## What the task asks
Repeat the listing that follows, character for character, minus the pictures.

※ ※ ※

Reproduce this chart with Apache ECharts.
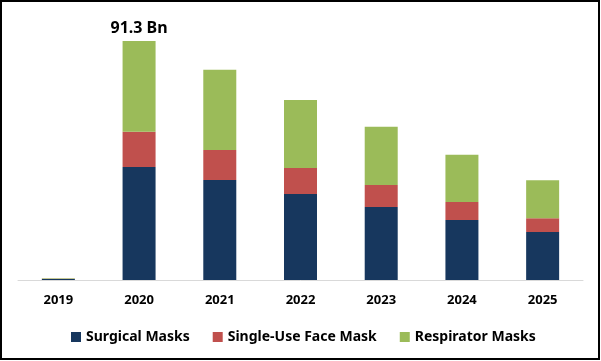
<!DOCTYPE html>
<html>
<head>
<meta charset="utf-8">
<script src="https://cdn.jsdelivr.net/npm/echarts@6/dist/echarts.min.js"></script>
<style>
html,body{margin:0;padding:0;background:#fff;}
#chart{width:601px;height:361px;}
</style>
</head>
<body>
<div id="chart"></div>
<script>
const categories = ['2019','2020','2021','2022','2023','2024','2025'];
const seriesNames = ['Surgical Masks','Single-Use Face Mask','Respirator Masks'];
const surgical = [0.35, 43.2, 38.2, 32.9, 27.9, 22.9, 18.3];
const singleUse = [0.1, 13.4, 11.5, 9.9, 8.4, 6.9, 5.3];
const respirator = [0.25, 34.7, 30.6, 26.0, 22.2, 18.0, 14.5];
const topLabel = '91.3 Bn';
const topLabelIndex = 1;

const colors = ['#17375E', '#C0504D', '#9BBB59'];
const font = 'Noto Sans';

const chart = echarts.init(document.getElementById('chart'), null, {renderer: 'canvas'});
const dataSets = [surgical, singleUse, respirator];

const series = dataSets.map((arr, i) => ({
  name: seriesNames[i],
  type: 'bar',
  stack: 'total',
  barWidth: 33,
  itemStyle: {color: colors[i]},
  data: arr.map((v, j) => {
    if (i === 2 && j === topLabelIndex) {
      return {
        value: v,
        label: {
          show: true, position: 'top', distance: 5,
          formatter: topLabel,
          fontFamily: font, fontWeight: 'bold', fontSize: 16, color: '#000'
        }
      };
    }
    return v;
  })
}));

chart.setOption({
  animation: false,
  color: colors,
  grid: {left: 18, right: 18, top: 41, bottom: 81, containLabel: false},
  xAxis: {
    type: 'category',
    data: categories,
    axisLine: {lineStyle: {color: '#D9D9D9', width: 1}},
    axisTick: {show: false},
    axisLabel: {fontFamily: font, fontWeight: 'bold', fontSize: 13, color: '#000', margin: 14}
  },
  yAxis: {
    type: 'value', min: 0, max: 91.3, show: false,
    splitLine: {show: false}
  },
  legend: {
    data: seriesNames,
    left: 66,
    top: 325,
    itemWidth: 10,
    itemHeight: 10,
    itemGap: 23,
    icon: 'rect',
    textStyle: {fontFamily: font, fontWeight: 'bold', fontSize: 14, color: '#000'}
  },
  graphic: [{
    type: 'rect',
    shape: {x: 1, y: 1, width: 598, height: 358},
    style: {fill: 'none', stroke: '#000', lineWidth: 2},
    silent: true
  }],
  series: series
});
</script>
</body>
</html>
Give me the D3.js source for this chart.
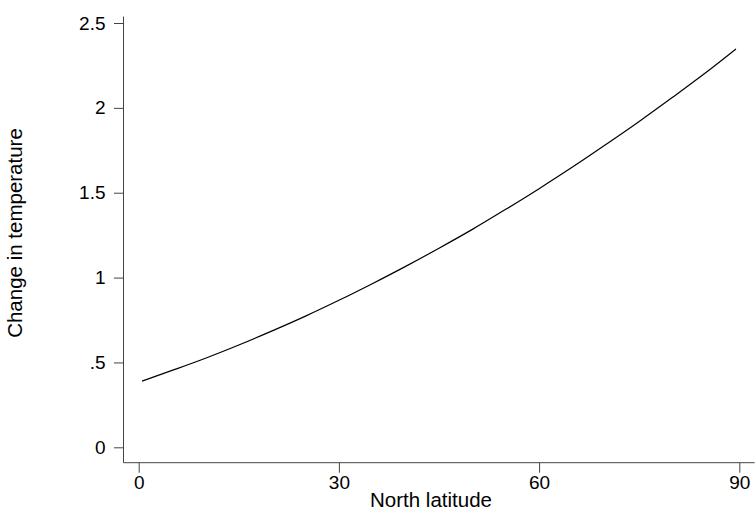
<!DOCTYPE html>
<html><head><meta charset="utf-8">
<script src="https://cdn.jsdelivr.net/npm/d3@7"></script>
<style>body{margin:0;background:#fff}svg{display:block}</style>
</head><body>
<svg id="c" width="755" height="512"></svg>
<script>
const latitude = [0.5, 5, 10, 15, 20, 25, 30, 35, 40, 45, 50, 55, 60, 65, 70, 75, 80, 85, 89.5];
const tempChange = [0.39, 0.453, 0.525, 0.603, 0.686, 0.773, 0.866, 0.964, 1.066, 1.173, 1.284, 1.402, 1.524, 1.651, 1.784, 1.92, 2.062, 2.208, 2.347];
const xTicks = [0, 30, 60, 90];
const yTicks = [0, 0.5, 1, 1.5, 2, 2.5];
const yTickLabels = ["0", ".5", "1", "1.5", "2", "2.5"];
const xTitle = "North latitude";
const yTitle = "Change in temperature";

const svg = d3.select("#c");
const font = "'Liberation Sans', Arial, Helvetica, sans-serif";
const fs = 19;
const tfs = 20.5;

const x = d3.scaleLinear().domain([0, 90]).range([138.7, 739.3]);
const y = d3.scaleLinear().domain([0, 2.5]).range([447.3, 23]);

const axX = 123.5, axY = 462.7;
const axisColor = "#444";

// axis lines
svg.append("line").attr("x1", axX).attr("x2", axX)
  .attr("y1", y(2.538)).attr("y2", axY)
  .attr("stroke", axisColor).attr("stroke-width", 1);
svg.append("line").attr("x1", axX).attr("x2", x(92.3))
  .attr("y1", axY).attr("y2", axY)
  .attr("stroke", axisColor).attr("stroke-width", 1);

const gy = svg.append("g").attr("transform", `translate(${axX},0)`)
  .call(d3.axisLeft(y).tickValues(yTicks).tickFormat((d, i) => yTickLabels[i])
    .tickSize(9.5).tickSizeOuter(0).tickPadding(8.5));
gy.select(".domain").remove();

const gx = svg.append("g").attr("transform", `translate(0,${axY})`)
  .call(d3.axisBottom(x).tickValues(xTicks).tickFormat(d3.format("d"))
    .tickSize(10).tickSizeOuter(0).tickPadding(3));
gx.select(".domain").remove();

svg.selectAll(".tick line").attr("stroke", axisColor).attr("stroke-width", 1);
svg.selectAll(".tick text").attr("font-family", font).attr("font-size", fs).attr("fill", "#000");

// line
const pts = latitude.map((d, i) => [d, tempChange[i]]);
svg.append("path").datum(pts)
  .attr("fill", "none").attr("stroke", "#000").attr("stroke-width", 1.2)
  .attr("d", d3.line().x(d => x(d[0])).y(d => y(d[1])).curve(d3.curveMonotoneX));

// titles
svg.append("text").attr("x", 431).attr("y", 507)
  .attr("text-anchor", "middle").attr("font-family", font).attr("font-size", tfs)
  .text(xTitle);
svg.append("text").attr("transform", "translate(22,233) rotate(-90)")
  .attr("text-anchor", "middle").attr("font-family", font).attr("font-size", tfs)
  .text(yTitle);
</script>
</body></html>
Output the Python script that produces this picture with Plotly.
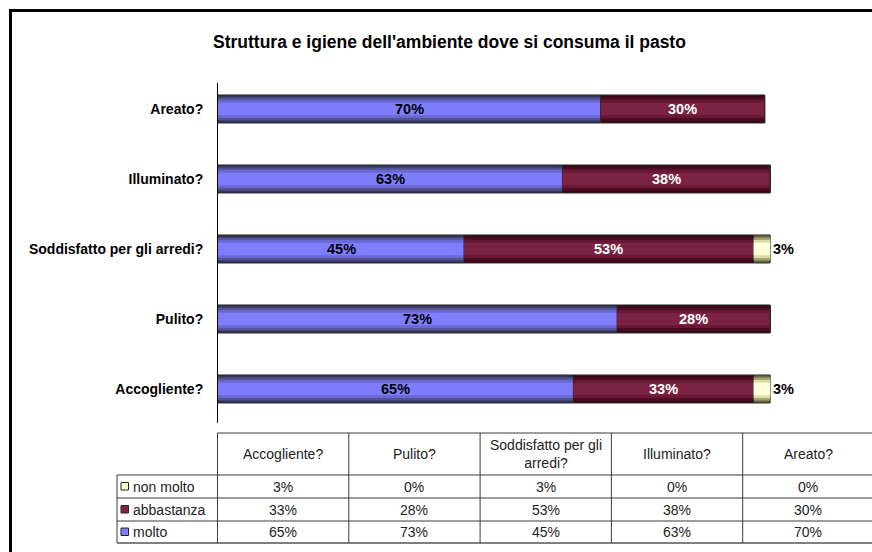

※ ※ ※

## Worked answer
Reproduce this chart with Apache ECharts.
<!DOCTYPE html>
<html>
<head>
<meta charset="utf-8">
<script src="https://cdn.jsdelivr.net/npm/echarts@6/dist/echarts.min.js"></script>
<style>
html,body{margin:0;padding:0;background:#fff;}
#chart{width:601px;height:361px;}
</style>
</head>
<body>
<div id="chart"></div>
<script>
const categories = ['2019','2020','2021','2022','2023','2024','2025'];
const seriesNames = ['Surgical Masks','Single-Use Face Mask','Respirator Masks'];
const surgical = [0.35, 43.2, 38.2, 32.9, 27.9, 22.9, 18.3];
const singleUse = [0.1, 13.4, 11.5, 9.9, 8.4, 6.9, 5.3];
const respirator = [0.25, 34.7, 30.6, 26.0, 22.2, 18.0, 14.5];
const topLabel = '91.3 Bn';
const topLabelIndex = 1;

const colors = ['#17375E', '#C0504D', '#9BBB59'];
const font = 'Noto Sans';

const chart = echarts.init(document.getElementById('chart'), null, {renderer: 'canvas'});
const dataSets = [surgical, singleUse, respirator];

const series = dataSets.map((arr, i) => ({
  name: seriesNames[i],
  type: 'bar',
  stack: 'total',
  barWidth: 33,
  itemStyle: {color: colors[i]},
  data: arr.map((v, j) => {
    if (i === 2 && j === topLabelIndex) {
      return {
        value: v,
        label: {
          show: true, position: 'top', distance: 5,
          formatter: topLabel,
          fontFamily: font, fontWeight: 'bold', fontSize: 16, color: '#000'
        }
      };
    }
    return v;
  })
}));

chart.setOption({
  animation: false,
  color: colors,
  grid: {left: 18, right: 18, top: 41, bottom: 81, containLabel: false},
  xAxis: {
    type: 'category',
    data: categories,
    axisLine: {lineStyle: {color: '#D9D9D9', width: 1}},
    axisTick: {show: false},
    axisLabel: {fontFamily: font, fontWeight: 'bold', fontSize: 13, color: '#000', margin: 14}
  },
  yAxis: {
    type: 'value', min: 0, max: 91.3, show: false,
    splitLine: {show: false}
  },
  legend: {
    data: seriesNames,
    left: 66,
    top: 325,
    itemWidth: 10,
    itemHeight: 10,
    itemGap: 23,
    icon: 'rect',
    textStyle: {fontFamily: font, fontWeight: 'bold', fontSize: 14, color: '#000'}
  },
  graphic: [{
    type: 'rect',
    shape: {x: 1, y: 1, width: 598, height: 358},
    style: {fill: 'none', stroke: '#000', lineWidth: 2},
    silent: true
  }],
  series: series
});
</script>
</body>
</html>
Give me the D3.js source for this chart.
<!DOCTYPE html>
<html><head><meta charset="utf-8">
<script src="https://cdn.jsdelivr.net/npm/d3@7"></script>
<style>body{margin:0;background:#fff}svg{display:block}</style>
</head><body>
<svg id="c" width="755" height="512"></svg>
<script>
const latitude = [0.5, 5, 10, 15, 20, 25, 30, 35, 40, 45, 50, 55, 60, 65, 70, 75, 80, 85, 89.5];
const tempChange = [0.39, 0.453, 0.525, 0.603, 0.686, 0.773, 0.866, 0.964, 1.066, 1.173, 1.284, 1.402, 1.524, 1.651, 1.784, 1.92, 2.062, 2.208, 2.347];
const xTicks = [0, 30, 60, 90];
const yTicks = [0, 0.5, 1, 1.5, 2, 2.5];
const yTickLabels = ["0", ".5", "1", "1.5", "2", "2.5"];
const xTitle = "North latitude";
const yTitle = "Change in temperature";

const svg = d3.select("#c");
const font = "'Liberation Sans', Arial, Helvetica, sans-serif";
const fs = 19;
const tfs = 20.5;

const x = d3.scaleLinear().domain([0, 90]).range([138.7, 739.3]);
const y = d3.scaleLinear().domain([0, 2.5]).range([447.3, 23]);

const axX = 123.5, axY = 462.7;
const axisColor = "#444";

// axis lines
svg.append("line").attr("x1", axX).attr("x2", axX)
  .attr("y1", y(2.538)).attr("y2", axY)
  .attr("stroke", axisColor).attr("stroke-width", 1);
svg.append("line").attr("x1", axX).attr("x2", x(92.3))
  .attr("y1", axY).attr("y2", axY)
  .attr("stroke", axisColor).attr("stroke-width", 1);

const gy = svg.append("g").attr("transform", `translate(${axX},0)`)
  .call(d3.axisLeft(y).tickValues(yTicks).tickFormat((d, i) => yTickLabels[i])
    .tickSize(9.5).tickSizeOuter(0).tickPadding(8.5));
gy.select(".domain").remove();

const gx = svg.append("g").attr("transform", `translate(0,${axY})`)
  .call(d3.axisBottom(x).tickValues(xTicks).tickFormat(d3.format("d"))
    .tickSize(10).tickSizeOuter(0).tickPadding(3));
gx.select(".domain").remove();

svg.selectAll(".tick line").attr("stroke", axisColor).attr("stroke-width", 1);
svg.selectAll(".tick text").attr("font-family", font).attr("font-size", fs).attr("fill", "#000");

// line
const pts = latitude.map((d, i) => [d, tempChange[i]]);
svg.append("path").datum(pts)
  .attr("fill", "none").attr("stroke", "#000").attr("stroke-width", 1.2)
  .attr("d", d3.line().x(d => x(d[0])).y(d => y(d[1])).curve(d3.curveMonotoneX));

// titles
svg.append("text").attr("x", 431).attr("y", 507)
  .attr("text-anchor", "middle").attr("font-family", font).attr("font-size", tfs)
  .text(xTitle);
svg.append("text").attr("transform", "translate(22,233) rotate(-90)")
  .attr("text-anchor", "middle").attr("font-family", font).attr("font-size", tfs)
  .text(yTitle);
</script>
</body></html>
Output the Python script that produces this picture with Plotly.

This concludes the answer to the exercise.